Professor Dave notes in his latest video that physicist Sabine Hossenfelder is parroting Peter Thiel's talking points about the alleged slow-down of scientific advancement, and speculates that Hossenfelder is on the Thiel payroll. Something I've been wondering about for years now.
Thiel is of course known for funding Trump. It's very likely he and his network are behind the Trump administration's attacks on science and academia.
The fact that Hossenfelder has decided to support infamous crackpot and Thiel employee Eric Weinstein - often given credit, if you can call it that, for coining the name "Intellectual Dark Web" - is something she would be more likely to do if she, too, was on the Thiel payroll.
Although I suppose it's possible she decided to torch her science career out of sheer stupidity.
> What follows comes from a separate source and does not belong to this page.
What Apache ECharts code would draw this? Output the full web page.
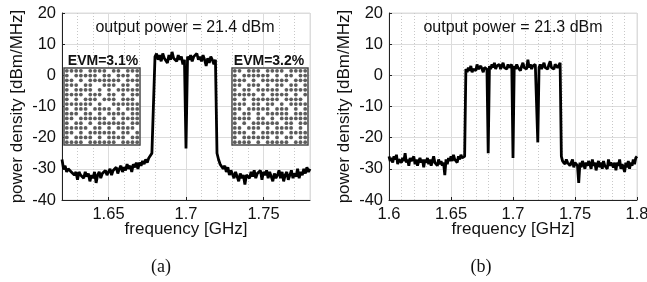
<!DOCTYPE html>
<html>
<head>
<meta charset="utf-8">
<script src="https://cdn.jsdelivr.net/npm/echarts@6/dist/echarts.min.js"></script>
<style>
  html, body { margin: 0; padding: 0; background: #fff; }
  #chart { width: 647px; height: 282px; }
</style>
</head>
<body>
<div id="chart"></div>
<script>
// frequency sampling (GHz)
const freqStartA = 1.62;
const freqStartB = 1.60;
const freqStep = 0.001;

// (a) power density [dBm/MHz], 1.620 ... 1.780
const psdA = [
  -27, -30, -29, -31, -30, -29.5, -31, -30.5, -32, -31,
  -33.5, -31, -32, -31.5, -33, -31, -32.5, -31.5, -34, -32,
  -33, -31, -34.5, -32, -31, -33, -31.5, -32, -30.5, -32,
  -31, -30, -32, -30.5, -31, -29.5, -31.5, -30, -29, -31,
  -29.5, -30.5, -28.5, -30, -29, -31, -28.5, -29.5, -28, -30,
  -28, -29, -27.5, -28.5, -27, -28, -26.5, -27, -25, -24.5,
  6, 7, 5, 6.5, 4.5, 7, 5.5, 6, 4, 6.5,
  5, 7.5, 5.5, 6, 4.5, 6.5, 5, 6, 3.5, 5,
  -23.5,
  6, 5, 6.5, 4.5, 6, 5.5, 7, 5, 6, 4.5,
  6.5, 5, 3, 5.5, 4, 6, 5, 3.5, 5,
  -25,
  -27, -28.5, -28, -30, -29, -31, -29.5, -32, -30.5, -31,
  -33, -31, -32.5, -34, -31.5, -33, -32, -35, -32, -31.5,
  -33, -31, -32.5, -30.5, -33, -31.5, -32, -30.5, -33.5, -31,
  -32, -30.5, -33, -31, -32.5, -34, -31.5, -33, -32, -30.5,
  -33, -31, -34, -32, -31, -33.5, -32, -30.5, -33, -31.5,
  -32.5, -30, -33, -31, -32, -30, -31.5, -29.5, -31, -30
];

// (b) power density [dBm/MHz], 1.600 ... 1.800
const psdB = [
  -26, -27.5, -26.5, -28, -26, -27, -25.5, -28.5, -27, -26.5,
  -28, -26.5, -27.5, -25, -28, -27, -29, -26.5, -27.5, -28,
  -26, -28.5, -27, -29, -27.5, -26.5, -28, -27, -29.5, -27,
  -28, -26.5, -28.5, -27, -29, -27.5, -26, -28, -27.5, -29,
  -27, -28.5, -27.5, -29, -28, -32, -27, -28.5, -26.5, -27.5,
  -26, -27.5, -25.5, -27, -26.5, -28, -26, -27, -25.5, -26.5,
  -27, -26,
  2, 1, 2.5, 1.5, 3, 1, 2, 2.5, 1.5, 3.5, 2, 1.5, 3, 2, 1, 2.5, 3, 2,
  -25,
  3, 2, 3.5, 2.5, 4, 2, 3, 2.5, 3.5, 2, 3, 4, 2.5, 3, 2, 3.5, 2.5, 3, 3.5,
  -26.5,
  3, 2, 3.5, 2.5, 3, 1.5, 3, 4, 2.5, 3, 2, 5, 2.5, 3.5, 2, 3, 2.5, 3.5, 3,
  -21.5,
  2.5, 3.5, 2, 3, 4, 2.5, 3, 2, 3.5, 4.5, 2.5, 3, 2, 3.5, 4, 2.5, 3, 4,
  -26,
  -27.5, -27, -28.5, -27, -28, -27.5, -29, -28, -27, -29.5,
  -28, -27.5, -29, -34.5, -28, -29.5, -27.5, -28.5, -30, -28,
  -29, -27.5, -28.5, -30, -27, -29, -28, -30.5, -28.5, -27.5,
  -29.5, -28, -30, -27.5, -29, -28.5, -30, -27, -29, -28,
  -27.5, -29.5, -28, -30.5, -28, -29, -27, -30, -28.5, -29.5,
  -31, -28, -29.5, -27.5, -30, -28, -29, -27, -28.5, -26.5,
  -26
];

// received constellations (inset), rows top to bottom, 'o' = symbol present
const constA = [
  'oooo.oooo.oo.ooo',
  'o.ooooo.oo.ooo.o',
  'oo.o.ooooooo.ooo',
  'ooo.oo..ooo.oo.o',
  'o.oooo.o.o.ooooo',
  'oooo.ooo.oo.o.oo',
  'o.o.ooo.ooo.ooo.',
  'oooooo.o..oooooo',
  'o.ooo.oooo.o.ooo',
  'ooo.oo.o.oooo.oo',
  'oo.oooooo.o.oooo',
  'o.oo.o.oooooo.oo',
  'ooooo.oo.o.oooo.',
  'oo.o.oooooo.oo.o',
  'o.oooo.o.oooo.oo',
  'oooo.oooooo.oooo'
];
const constB = [
  'oo.ooo.oooo.oooo',
  'o.oooooo.o.oo.oo',
  'ooo.o.oooooo.ooo',
  'oo.ooo.o.oo.oo.o',
  'o.oo.ooooo.ooooo',
  'ooooo.o.oooo.o.o',
  'o.o.oooooo.oooo.',
  'ooo.oo.oo.o.oooo',
  'oo.ooooo.ooo.o.o',
  'o.oo.o.ooooo.ooo',
  'oooo.oo.o.oooooo',
  'o.o.oooooo.oo.oo',
  'oo.ooo.o.oooo.o.',
  'ooo.o.ooooo.oooo',
  'o.oooooo.o.oo.oo',
  'oooo.o.ooooo.ooo'
];

const powerLabels = ['output power = 21.4 dBm', 'output power = 21.3 dBm'];
const evmLabels = ['EVM=3.1%', 'EVM=3.2%'];
const panelLabels = ['(a)', '(b)'];

const FONT = '"Liberation Sans", Arial, Helvetica, sans-serif';

const toPairs = (arr, start) => arr.map((v, i) => [+(start + i * freqStep).toFixed(3), v]);
const toDots = rows => {
  const pts = [];
  rows.forEach((row, r) => {
    row.split('').forEach((c, k) => { if (c === 'o') pts.push([k, rows.length - 1 - r]); });
  });
  return pts;
};

const chart = echarts.init(document.getElementById('chart'), null, { renderer: 'canvas' });

const tickLabel = { color: '#111', fontSize: 16.5, margin: 6, fontFamily: FONT };

const freqAxis = (gridIndex, min, max, extra) => Object.assign({
  type: 'value',
  gridIndex,
  min,
  max,
  name: 'frequency [GHz]',
  nameLocation: 'middle',
  nameGap: 21,
  nameMoveOverlap: false,
  nameTextStyle: { fontSize: 17, color: '#111', fontFamily: FONT, verticalAlign: 'top' },
  axisLine: { show: true, onZero: false, lineStyle: { color: '#222', width: 1 } },
  axisTick: { show: true, inside: true, length: 3, lineStyle: { color: '#222' } },
  axisLabel: tickLabel,
  splitLine: { show: true, lineStyle: { color: '#dcdcdc', width: 1 } },
  minorTick: { show: false, splitNumber: 5 },
  minorSplitLine: { show: true, lineStyle: { color: '#c8c8c8', width: 1, type: [1, 2] } }
}, extra);

const psdAxis = gridIndex => ({
  type: 'value',
  gridIndex,
  min: -40,
  max: 20,
  interval: 10,
  name: 'power density [dBm/MHz]',
  nameLocation: 'middle',
  nameGap: 36,
  nameMoveOverlap: false,
  nameTextStyle: { fontSize: 17, color: '#111', fontFamily: FONT },
  axisLine: { show: true, onZero: false, lineStyle: { color: '#222', width: 1 } },
  axisTick: { show: true, inside: true, length: 3, lineStyle: { color: '#222' } },
  axisLabel: tickLabel,
  splitLine: { show: true, lineStyle: { color: '#dcdcdc', width: 1 } }
});

const insetAxis = gridIndex => ({
  type: 'value', gridIndex, min: -0.6, max: 15.6, show: false
});

const text = (x, y, str, size, weight, family) => ({
  type: 'text', x, y, z: 100,
  style: {
    text: str, fill: '#111', fontSize: size, fontWeight: weight || 'normal',
    fontFamily: family || FONT, align: 'center', verticalAlign: 'middle'
  }
});

const option = {
  animation: false,
  grid: [
    { left: 62, top: 13, width: 248, height: 187, show: true, borderColor: '#dcdcdc', borderWidth: 1, outerBoundsMode: 'none' },
    { left: 389, top: 13, width: 248, height: 187, show: true, borderColor: '#dcdcdc', borderWidth: 1, outerBoundsMode: 'none' },
    { left: 64, top: 68, width: 76, height: 77, show: true, backgroundColor: '#fff', borderColor: '#4a4a4a', borderWidth: 1.5, z: 5, outerBoundsMode: 'none' },
    { left: 232, top: 68, width: 76, height: 77, show: true, backgroundColor: '#fff', borderColor: '#4a4a4a', borderWidth: 1.5, z: 5, outerBoundsMode: 'none' }
  ],
  xAxis: [
    freqAxis(0, 1.62, 1.78, { splitNumber: 3, axisLabel: Object.assign({}, tickLabel, { showMinLabel: false, showMaxLabel: false }) }),
    freqAxis(1, 1.6, 1.8, { interval: 0.05 }),
    insetAxis(2),
    insetAxis(3)
  ],
  yAxis: [psdAxis(0), psdAxis(1), insetAxis(2), insetAxis(3)],
  series: [
    { type: 'line', xAxisIndex: 0, yAxisIndex: 0, data: toPairs(psdA, freqStartA), showSymbol: false, silent: true,
      lineStyle: { color: '#000', width: 2.8 }, z: 3 },
    { type: 'line', xAxisIndex: 1, yAxisIndex: 1, data: toPairs(psdB, freqStartB), showSymbol: false, silent: true,
      lineStyle: { color: '#000', width: 2.8 }, z: 3 },
    { type: 'scatter', xAxisIndex: 2, yAxisIndex: 2, data: toDots(constA), symbolSize: 3.8, silent: true,
      itemStyle: { color: '#333' }, z: 10 },
    { type: 'scatter', xAxisIndex: 3, yAxisIndex: 3, data: toDots(constB), symbolSize: 3.8, silent: true,
      itemStyle: { color: '#333' }, z: 10 }
  ],
  graphic: [
    text(185, 27.5, powerLabels[0], 16),
    text(513, 27.5, powerLabels[1], 16),
    text(103, 61, evmLabels[0], 14, 'bold'),
    text(269, 61, evmLabels[1], 14, 'bold'),
    text(161, 267, panelLabels[0], 18, 'normal', '"Liberation Serif", "Times New Roman", serif'),
    text(481, 267, panelLabels[1], 18, 'normal', '"Liberation Serif", "Times New Roman", serif')
  ]
};

chart.setOption(option);
</script>
</body>
</html>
But but if I had if I had to sort of give a single again steelman idea. The best argument for why, why this has been so slow for the last 50 years and I think we have to somehow engage with and take take more seriously. Is that there is something about science and technology that has taken you know very dystopian very destructive turn in the um, in the in the 20th century and there are you know it, it is, it is not we're not in the 18th century 19th century you know rationalist enlightenment age, where it seems to be simply making everything better in every way, all the time. You know, already the two world wars, certainly, certainly the nuclear weapons. You know, on some level suggested that the sort of, I don't know the the the sort of rhetoric of Rousseau or Voltaire about the natural goodness of man was starting to run you know a little bit then by by by the 50s and 60s. And the the the kind of um the kind of history I would tell it's not perfect, but of of the last 70-75 years is this gradually seeped into society. It sort of manifested in different ways, you know um you know, you have a crazy person like Charles Manson, you know, what did he see when he was overdosing, you know, on LSD? He saw that there was going to be a thermonuclear war, and then he decided to become some sort of, you know, anti-hero from Dostoyevski and start killing people because everything was permitted in this world that was headed towards the apocalypse. And there was something like this that seeped in, and this was what gave the environmental movement so much force in the 70s. It's like we have to just slow this down. We have to put some brakes on. Uh and it is it is just the way in which so many of these technologies have this, have this dual use component.